Autre scène : un couple paie une misère une nounou philippine multi-tâches que leur enfant finira pas appeler « Maman », tant sa présence est intense. Insidieusement, au fil de la zizanie qui grimpe entre l’homme et la femme, Gianina Carbunariu nous communique leur ridicule, leur mesquinerie, leur malaise enfin. 

Plus loin, c’est une icône du théâtre roumain que l’on enterre. La défunte, Eugénie Ionesco (!) se dresse néanmoins du haut de son cercueil pour commenter les honneurs, à son goût un peu pingres, et les discours truffé d’approximations sur son parcours, qu’on lui adresse. À les entendre tous s’empoigner, se contredire, s’inventer une intimité avec la tragédienne disparue, qui ne s’en laisse pas conter, on les imagine, on les voit fort bien : le fils, qui a vendu la concession de sa mère contre un parking, le prêtre, la critique de théâtre, les techniciens, le vieux camarade, qui tous y vont de leur tirade convenue que la morte, plus vivante qu’eux tous réunis, égratigne et insulte copieusement. C’est sûrement l’une des caractéristiques d’un texte de théâtre réussi : nous amener, à la seule lecture de dialogues, à des images immédiatement fébriles. Vivantes. 

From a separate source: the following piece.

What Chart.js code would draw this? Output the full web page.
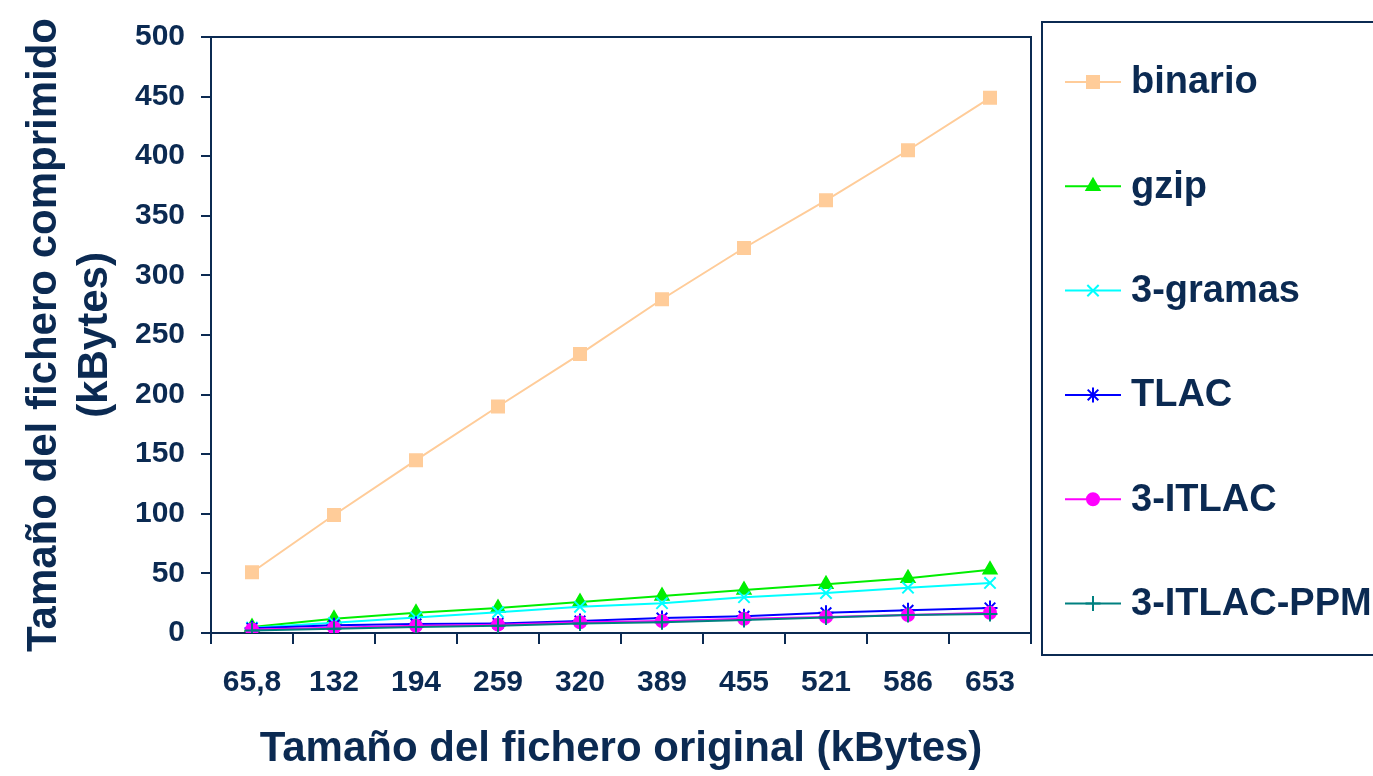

Ailleurs encore, une réunion de famille évoque les efforts désespérés d’un chauffeur de taxi pour trouver l’argent indispensable à l’opération de sa fille, et c’est la même impression de justesse, de vérité qui nous saute à la figure, entre dérision et cruauté absolue.

Le regard intransigeant de Gianina Carbunariu nous éclaire sacrément sur la classe moyenne de son pays, la Roumanie où, alors que s'éloigne peu à peu le spectre de Ceausescu, le bonheur a trop souvent visage vénal. 

Solitarité suivi de la La Tigresse, de Gianina Carbunariu, traduction de Mirera Patureau et Alexandra Lazarescou, Éditions Actes Sud-Papiers.